During her residency, she will experiment with hand-made phonographic instruments and mechanical readers capable of translating surfaces into sound. Through these devices, she proposes a form of listening understood as a tactile and temporal practice, connecting hand, instrument, and matter, and exploring the circularity of inscription and playback as a way of thinking through sound.
In other stages of her practice, she focused on the historical moment of the invention of the microphone and the loudspeaker in relation to transmission and the real-time extensions of the body. Now she wants to turn towards the phonograph, the possibility of archiving sound, and its impact on cultural imagination. In what ways could the act of resounding these historically charged objects subvert and re-signify phonography, shifting it into a different poetic and political field?
The spiral is the form of the groove in the phonograph and gramophone, of vinyl records, even tapes, inscription technologies that conceive time as recurrence, variation, and rhythms folding back on themselves. It offers a way to think about how sound becomes matter and matter becomes time. She wants to use this form to approach temporality and memory through the materiality of the supports, to think of the territory these objects and recordings come from as a temporal spiral where past, present, and future overlap in motion.
Florencia Curci is a sound artist, researcher, and curator working between experimental radio, sound art, and territorial inquiry.
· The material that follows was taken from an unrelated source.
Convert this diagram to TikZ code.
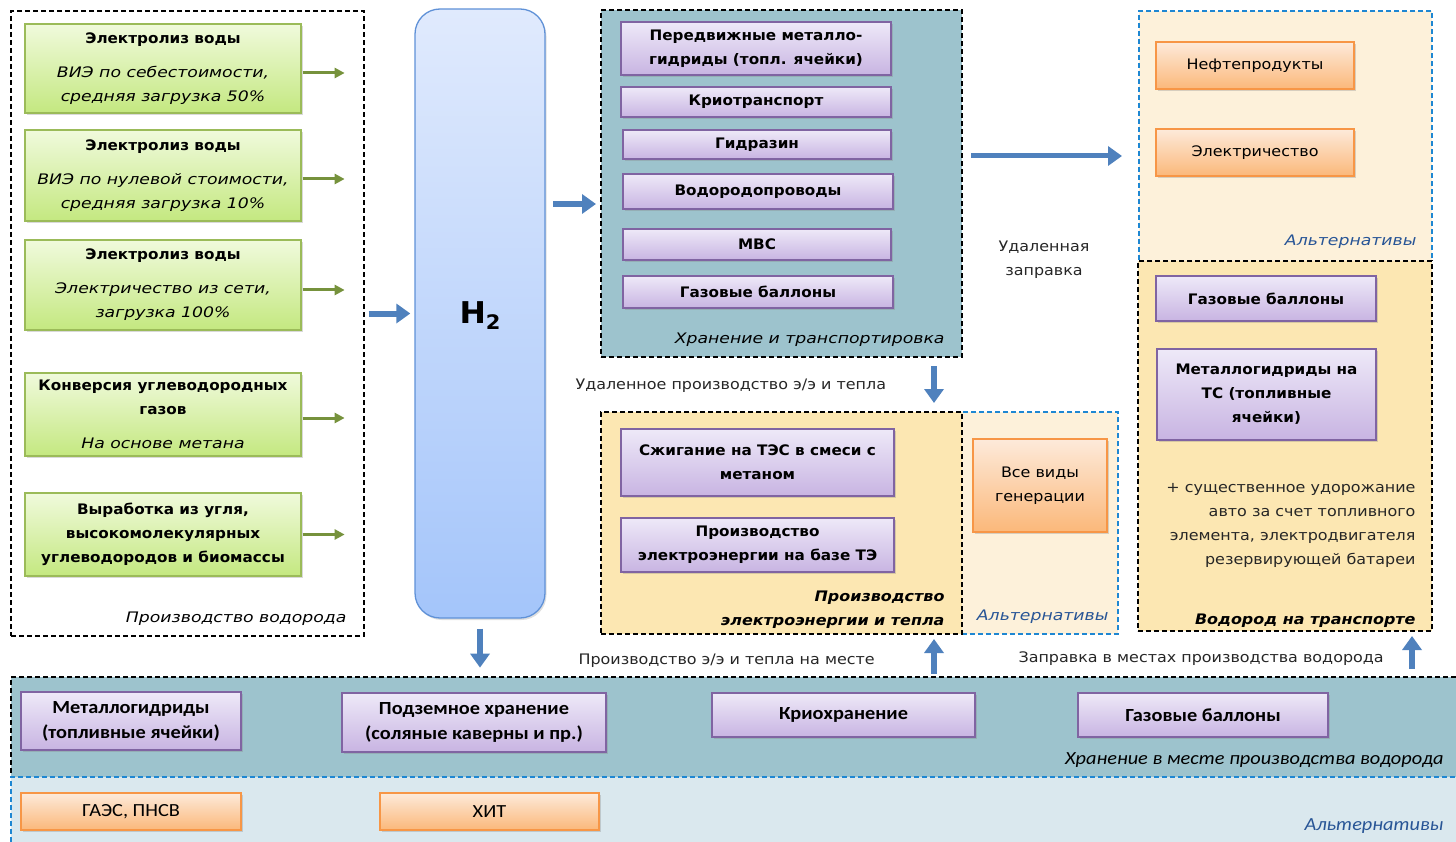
\documentclass[tikz,border=0pt]{standalone}
\usepackage{fontspec}
\setmainfont{DejaVu Sans}[UprightFeatures={FakeStretch=1.1}, BoldFeatures={FakeStretch=1.05},
  ItalicFeatures={FakeStretch=1.19}, BoldItalicFeatures={FakeStretch=1.1}]
\newfontfamily\calib{Carlito}[FakeStretch=1.1]
\usetikzlibrary{arrows.meta, positioning, shadows}

\definecolor{storfill}{RGB}{157,195,205}
\definecolor{yelfill}{RGB}{252,231,178}
\definecolor{creamfill}{RGB}{253,241,218}
\definecolor{lowfill}{RGB}{218,232,238}
\definecolor{altblue}{RGB}{30,135,210}
\definecolor{alttext}{RGB}{40,85,150}
\definecolor{arrblue}{RGB}{79,129,189}
\definecolor{arrgreen}{RGB}{118,146,60}
\definecolor{purpline}{RGB}{128,100,162}
\definecolor{purptop}{RGB}{238,233,248}
\definecolor{purpbot}{RGB}{200,180,226}
\definecolor{greenline}{RGB}{155,187,89}
\definecolor{greentop}{RGB}{240,250,220}
\definecolor{greenbot}{RGB}{196,232,128}
\definecolor{orline}{RGB}{247,150,70}
\definecolor{ortop}{RGB}{253,234,218}
\definecolor{orbot}{RGB}{251,184,122}
\definecolor{h2line}{RGB}{95,145,215}
\definecolor{h2top}{RGB}{224,234,253}
\definecolor{h2bot}{RGB}{164,197,250}

\newcommand\bxfont{\fontsize{14.5}{24}\selectfont}
\newcommand\lowfont{\calib\fontsize{18.5}{25}\selectfont}

\tikzset{
  box/.style={draw, line width=1.3pt, align=center, inner sep=0pt,
    drop shadow={opacity=0.3, shadow xshift=1.5pt, shadow yshift=-2pt}},
  greenbox/.style={box, draw=greenline, top color=greentop, bottom color=greenbot, font=\bxfont},
  purpbox/.style={box, draw=purpline, top color=purptop, bottom color=purpbot, font=\bxfont\bfseries},
  orbox/.style={box, draw=orline, top color=ortop, bottom color=orbot, font=\bxfont},
  frame/.style={draw=black, line width=1.3pt, dash pattern=on 5pt off 3pt, inner sep=0pt},
  altframe/.style={frame, draw=altblue},
  tag/.style={font=\bxfont\itshape, anchor=east},
  alttag/.style={tag, text=alttext},
  note/.style={font=\bxfont, text=black!85},
  bluearr/.style={draw=arrblue, line width=6pt, -{Triangle[length=14pt,width=19pt]}},
  greenarr/.style={draw=arrgreen, line width=3pt, -{Triangle[length=10pt,width=10pt]}}
}

\begin{document}
\begin{tikzpicture}[x=1pt, y=-1pt]
\useasboundingbox (0,0) rectangle (1456,842);

% frames
\node[frame, minimum width=353pt, minimum height=625pt] (prod) at (187.5,323.5) {};
\node[frame, fill=storfill, minimum width=361pt, minimum height=347pt] (stor) at (781.5,183.5) {};
\node[altframe, fill=creamfill, minimum width=156pt, minimum height=222pt] (genalt) at (1040,523) {};
\node[frame, fill=yelfill, minimum width=361pt, minimum height=222pt] (gen) at (781.5,523) {};
\node[altframe, fill=creamfill, minimum width=293pt, minimum height=250pt] (fuelalt) at (1285.5,136) {};
\node[frame, fill=yelfill, minimum width=294pt, minimum height=370pt] (trans) at (1285,446) {};

% bottom band
\fill[storfill] (11,677) rectangle (1456,777);
\fill[lowfill] (11,777) rectangle (1456,842);
\draw[frame] (1456,677) -- (11,677) -- (11,777);
\draw[frame, draw=altblue] (11,842) -- (11,777) -- (1456,777);

% production of hydrogen
\node[greenbox, minimum width=276pt, minimum height=89pt] (g1) at (163,68.5)
  {\bfseries Электролиз воды\\[10pt]\itshape ВИЭ по себестоимости,\\\itshape средняя загрузка 50\%};
\node[greenbox, minimum width=276pt, minimum height=91pt] (g2) at (163,175.5)
  {\bfseries Электролиз воды\\[10pt]\itshape ВИЭ по нулевой стоимости,\\\itshape средняя загрузка 10\%};
\node[greenbox, minimum width=276pt, minimum height=90pt] (g3) at (163,285)
  {\bfseries Электролиз воды\\[10pt]\itshape Электричество из сети,\\\itshape загрузка 100\%};
\node[greenbox, minimum width=276pt, minimum height=83pt] (g4) at (163,414.5)
  {\bfseries Конверсия углеводородных\\\bfseries газов\\[10pt]\itshape На основе метана};
\node[greenbox, minimum width=276pt, minimum height=83pt] (g5) at (163,534.5)
  {\bfseries Выработка  из угля,\\\bfseries высокомолекулярных\\\bfseries углеводородов  и биомассы};
\node[tag] at (350,619) {Производство водорода};

\foreach \g/\dy in {g1/-4.5,g2/-3.5,g3/-5,g4/-3.5,g5/0}
  \draw[greenarr] ([xshift=1pt,yshift=\dy pt]\g.east) -- ([xshift=43pt,yshift=\dy pt]\g.east);

% H2
\node[draw=h2line, line width=1.3pt, rounded corners=25pt, top color=h2top, bottom color=h2bot,
  minimum width=130pt, minimum height=609pt,
  drop shadow={opacity=0.25, shadow xshift=1.5pt, shadow yshift=-2pt}] (h2) at (480,313.5) {};
\node[font=\fontsize{30}{30}\selectfont\bfseries] (h2txt) at (480,316) {H\raisebox{-6pt}{\fontsize{20}{20}\selectfont 2}};

% storage and transport
\node[purpbox, minimum width=270pt, minimum height=53pt] (p1) at (756,48.5)
  {Передвижные металло-\\гидриды (топл. ячейки)};
\node[purpbox, minimum width=270pt, minimum height=30pt] (p2) at (756,102) {Криотранспорт};
\node[purpbox, minimum width=268pt, minimum height=29pt] (p3) at (757,144.5) {Гидразин};
\node[purpbox, minimum width=270pt, minimum height=35pt] (p4) at (758,191.5) {Водородопроводы};
\node[purpbox, minimum width=268pt, minimum height=31pt] (p5) at (757,244.5) {МВС};
\node[purpbox, minimum width=270pt, minimum height=32pt] (p6) at (758,292) {Газовые баллоны};
\node[tag] at (948,340) {Хранение и транспортировка};

% generation
\node[purpbox, minimum width=273pt, minimum height=67pt] (s1) at (757.5,462.5)
  {Сжигание на ТЭС в смеси с\\метаном};
\node[purpbox, minimum width=273pt, minimum height=54pt] (s2) at (757.5,545)
  {Производство\\электроэнергии на базе ТЭ};
\node[tag, font=\bxfont\bfseries\itshape, align=right] at (948,610)
  {Производство\\электроэнергии и тепла};
\node[orbox, minimum width=134pt, minimum height=93pt] (o3) at (1040,485.5) {Все виды\\генерации};
\node[alttag] at (1112,617) {Альтернативы};

% alternatives, remote fuelling
\node[orbox, minimum width=198pt, minimum height=47pt] (o1) at (1255,65.5) {Нефтепродукты};
\node[orbox, minimum width=198pt, minimum height=47pt] (o2) at (1255,152.5) {Электричество};
\node[alttag] at (1420,242) {Альтернативы};

% hydrogen in transport
\node[purpbox, minimum width=220pt, minimum height=45pt] (t1) at (1266,298.5) {Газовые баллоны};
\node[purpbox, minimum width=219pt, minimum height=91pt] (t2) at (1266.5,394.5)
  {Металлогидриды на\\ТС (топливные\\ячейки)};
\node[note, align=right, anchor=east] (extra) at (1419,525)
  {+ существенное удорожание\\авто за счет топливного\\элемента, электродвигателя\\резервирующей  батареи};
\node[tag, font=\bxfont\bfseries\itshape] at (1419,621) {Водород на транспорте};

% storage at production site
\node[purpbox, font=\lowfont\bfseries, minimum width=220pt, minimum height=58pt] (b1) at (131,721)
  {Металлогидриды\\(топливные ячейки)};
\node[purpbox, font=\lowfont\bfseries, minimum width=264pt, minimum height=59pt] (b2) at (474,722.5)
  {Подземное хранение\\(соляные каверны и пр.)};
\node[purpbox, font=\lowfont\bfseries, minimum width=263pt, minimum height=44pt] (b3) at (843.5,715) {Криохранение};
\node[purpbox, font=\lowfont\bfseries, minimum width=250pt, minimum height=44pt] (b4) at (1203,715) {Газовые баллоны};
\node[tag, font=\lowfont\itshape] at (1447,760) {Хранение в месте производства водорода};
\node[orbox, font=\lowfont, minimum width=220pt, minimum height=37pt] (a1) at (131,811.5) {ГАЭС, ПНСВ};
\node[orbox, font=\lowfont, minimum width=219pt, minimum height=37pt] (a2) at (489.5,811.5) {ХИТ};
\node[alttag, font=\lowfont\itshape] at (1447,826) {Альтернативы};

% labels on the flows
\node[note, align=center] (remfuel) at (1044,259.5) {Удаленная\\заправка};
\node[note, anchor=west] (remgen) at (572,386) {Удаленное производство э/э и тепла};
\node[note, anchor=west] (locgen) at (575,661) {Производство э/э и тепла на месте};
\node[note, anchor=west] (locfuel) at (1015,659) {Заправка в местах производства водорода};

% flows
\coordinate (h2r) at (553,204);
\coordinate (storin) at (596,204);
\coordinate (bigl) at (971,156);
\coordinate (bigr) at (1122,156);
\coordinate (gd1) at (934,366);
\coordinate (gd2) at (934,403);
\coordinate (gu1) at (934,674);
\coordinate (gu2) at (934,639);
\coordinate (tu1) at (1412,669);
\coordinate (tu2) at (1412,636);
\draw[bluearr] ([xshift=4pt]prod.east |- h2) -- ([xshift=-4pt]h2.west);
\draw[bluearr] (h2r) -- (storin);
\draw[bluearr] ([yshift=-10pt]h2.south) -- ([yshift=-49pt]h2.south);
\draw[bluearr, line width=5pt] (bigl) -- (bigr);
\draw[bluearr] (gd1) -- (gd2);
\draw[bluearr] (gu1) -- (gu2);
\draw[bluearr] (tu1) -- (tu2);
\end{tikzpicture}
\end{document}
Her practice explores the political and poetic potential of listening and transmission technologies through collective and material-based methodologies. She co-develops Rhythmical Zones with artist Kerstin Ergenzinger, a series of experiments on rhythm as a relational and multiscalar phenomenon, and collaborates in Terra Ignota, a transdisciplinary project engaging art and science in sub-Antarctic territories. Curci founded and directs RADIO CASo (radiocaso.xyz), Argentina’s first radio dedicated to sound art and experimental music, conceived as an open infrastructure for listening and exchange.